Entre le début du XXe siècle et le début des années 1980, les dizaines de secteurs de type bidonvilles de Rhône-Alpes présentèrent différents visages et connurent des histoires variées. Aucun ne peut les résumer à lui seul. Certains sont cependant plus emblématiques que d’autres. Ainsi le bidonville dit de La Féliza, dans le quartier de Lyon-Gerland, qui fut régionalement celui le plus peuplé de toute la période de l’après-Seconde Guerre mondiale.
Ce bidonville comptait 1200 habitants répartis dans 400 cabanes selon un recensement officiel effectué peu de jours avant le début de sa destruction, fin 1958. Situé en contrebas du pont Pasteur le long du Rhône à un endroit de fort trafic et de grande visibilité, il prit une taille imposante à partir de 1955 et l’arrivée subite de nombreux migrants tunisiens n’ayant aucune autre possibilité d’hébergement. Par la suite, les « Français musulmans d’Algérie » (selon l’appellation qui prévalait avant l’indépendance de ce pays), pour l’écrasante majorité d’entre eux des hommes seuls travaillant localement comme ouvriers, y furent majoritaires. Les conditions de vie étaient très précaires en dépit de quelques aménagements réalisés avec le temps grâce à des actions solidaires (installation de pompes à eau, consolidation de certains « logements »...) menées notamment par le Comité local de secours d’urgence aux sans-abris et mal logés qui regroupait diverses associations.

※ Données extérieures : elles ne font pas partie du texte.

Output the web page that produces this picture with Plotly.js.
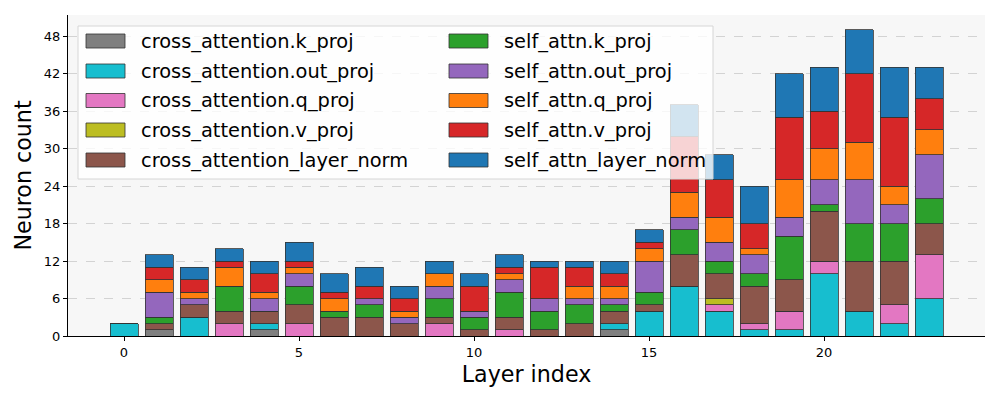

Peu après la destruction de « La Féliza » par les autorités, Gabriel Rosset, figure marquante du Foyer Notre-Dame des Sans-Abri, fortement impliqué sur le sujet des bidonvilles, se souvient de ce qu’étaient ces lieux :
« D’innombrables cahutes en planches, en tôles, en carton, sans fenêtre, sans cheminée, sans W.C., sans eau. Quand pendant la nuit il avait plu et qu’au petit matin on se trouvait dans les parages, on pouvait voir des dizaines d’hommes en train de refaire leur toiture qui avait été criblée et traversée par l’averse comme une passoire. On imagine la nuit qu’avaient passée ces malheureux étendus et roulés dans leur imperméable ! »
Le bidonville de La Féliza fit partie des tout premiers à être éradiqués lors de la grande opération de démantèlement entamée à la fin de la décennie 1950. Quelques éléments de méthode employés par les pouvoirs publics (identification et numérotation des cabanes, recensement des habitants...) servirent ailleurs dans l’agglomération au cours des mois et des années qui suivirent. Peu après les premières interventions sur le site, un rapport interne de la Préfecture du Rhône démentit largement le satisfecit public des autorités et de la presse à ce propos : ainsi la politique de relogement décidée alors se heurtait au problème des familles présentes sur place, pour la plupart desquelles aucune solution ne semblait exister à brève échéance.